Hawaiian chile peppers are available year-round.
Hawaiian chile peppers are botanically classified as Capsicum frutescens though it is also known under the classification C. annuum L. var. glabriusculum. There are some in the chile pepper world that believe the few varieties of frutescens peppers should be catalogued as members of the annuum family. In Hawai’i, these small but potent peppers are also known as Bird peppers, likely due to the method in which these peppers were spread throughout the tropical islands – by birds eating the peppers and depositing seeds in their droppings.
Like other members of the pepper family, Hawaiian chile peppers are high in vitamins C and A. The high amount of capsaicin in the Hawaiian chile peppers serves as a stimulant, with anti-inflammatory and antioxidant properties. Capsaicin is also used as a pain reliever for those suffering from arthritis or migraines.
The most popular way to use Hawaiian chile peppers in Hawai’i is for making ‘chile pepper water’ or ‘fire water, ’a spicy sauce used as a condiment on everything from eggs to rice and even in cocktails. Chile pepper water is made by combining garlic, a handful of Hawaiian chile peppers, salt and water. The concoction is put in a jar, shaken a bit and left to sit in a cool, dark place for a month before it’s used. Another popular use for the peppers is ‘volcanic jam’ or jelly. Add the spicy peppers to soups or salsas, meat dishes, sausages or baked goods. Hawaiian chile peppers can be stored in the refrigerator for up to a week.

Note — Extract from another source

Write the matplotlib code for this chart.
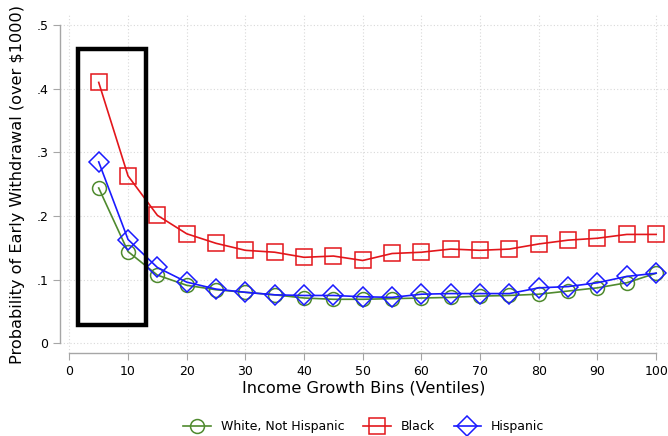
import matplotlib
matplotlib.use("Agg")
import matplotlib.pyplot as plt
from matplotlib.patches import Rectangle

# data
bins = [5, 10, 15, 20, 25, 30, 35, 40, 45, 50, 55, 60, 65, 70, 75, 80, 85, 90, 95, 100]
white = [0.244, 0.144, 0.107, 0.091, 0.084, 0.080, 0.076, 0.071, 0.069, 0.069,
         0.070, 0.071, 0.072, 0.074, 0.075, 0.077, 0.082, 0.087, 0.095, 0.110]
black = [0.410, 0.263, 0.201, 0.172, 0.157, 0.146, 0.143, 0.135, 0.137, 0.130,
         0.141, 0.143, 0.148, 0.146, 0.148, 0.156, 0.162, 0.165, 0.171, 0.171]
hispanic = [0.285, 0.163, 0.119, 0.096, 0.085, 0.080, 0.076, 0.075, 0.075, 0.073,
            0.072, 0.077, 0.078, 0.078, 0.078, 0.087, 0.089, 0.095, 0.105, 0.110]
xticks = list(range(0, 101, 10))
yticks = [0, 0.1, 0.2, 0.3, 0.4, 0.5]
ytick_labels = ["0", ".1", ".2", ".3", ".4", ".5"]

fig = plt.figure(figsize=(6.68, 4.36), dpi=100)
ax = fig.add_axes([0.0898, 0.190, 0.91, 0.7756])

grid_kw = dict(color="#d9d9d9", linestyle=(0, (1, 2)), linewidth=0.8, zorder=0)
for x in xticks:
    ax.axvline(x, **grid_kw)
for y in yticks:
    ax.axhline(y, **grid_kw)

ax.plot(bins, white, color="#4f8a2e", lw=1.2, marker="o", ms=10,
        mfc="none", mew=1.1, label="White, Not Hispanic", zorder=3)
ax.plot(bins, black, color="#e3161b", lw=1.2, marker="s", ms=11,
        mfc="none", mew=1.1, label="Black", zorder=3)
ax.plot(bins, hispanic, color="#1a1aff", lw=1.2, marker="D", ms=10,
        mfc="none", mew=1.1, label="Hispanic", zorder=4)

# highlight box
ax.add_patch(Rectangle((1.5, 0.028), 11.5, 0.434, fill=False,
                       edgecolor="black", linewidth=3.2, zorder=5))

ax.set_xlim(-1.6, 102)
ax.set_ylim(-0.0157, 0.516)
ax.set_xticks(xticks)
ax.set_yticks(yticks)
ax.set_yticklabels(ytick_labels)

for s in ["top", "right"]:
    ax.spines[s].set_visible(False)
ax.spines["left"].set_bounds(0, 0.5)
ax.spines["bottom"].set_bounds(0, 100)
for s in ["left", "bottom"]:
    ax.spines[s].set_color("#a6a6a6")
    ax.spines[s].set_linewidth(1.0)
ax.tick_params(colors="#a6a6a6", labelcolor="black", labelsize=9, length=5)

ax.set_xlabel("Income Growth Bins (Ventiles)", fontsize=11.6, labelpad=2)
ax.set_ylabel("Probability of Early Withdrawal (over \\$1000)", fontsize=11.6,
              labelpad=8)

ax.legend(loc="center", bbox_to_anchor=(0.5, -0.218), ncol=3,
          frameon=False, fontsize=9, handlelength=2.2, columnspacing=1.5)

fig.savefig("out.png", dpi=100)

It is believed by some that Hawaiian chile peppers came to Hawaii by way of Don Francisco de Paul Marin, a Spanish horticulturalist who came to Hawaii at the end of the 18th century. Marin was also responsible for the first mangoes in Hawaii. Another possibility is that the pepper arrived with the Portuguese who first arrived in Hawaii in the mid-16th century. It is also the Portuguese who may be responsible for the popularly-used Hawaiian condiment, chile pepper water.
Hawaiian chile peppers likely were native to Central and South America, as are most members of the Capsicum genus. There is very little variation among the frutescens species, which has led many botanists to believe that the peppers are truly a subspecies of C. annuum and not a different species altogether. The two most popular members of C. frutescens are the tobasco and cayenne varieties. The size of the small Capsicum peppers make them ideal snacks for birds, who do not react the same to capsaicin as humans do. Birds are very likely the method in which the chiles reached the island chain of Hawaii and other tropical South Pacific islands beyond. Hawaiian chile peppers are known to local Hawaiians as nioi, or nioi pepa. The plants produce an average of 100 peppers each, making them prolific growers. The small, spicy Hawaiian chile peppers can be found at local markets and farmer’s markets throughout Hawaii.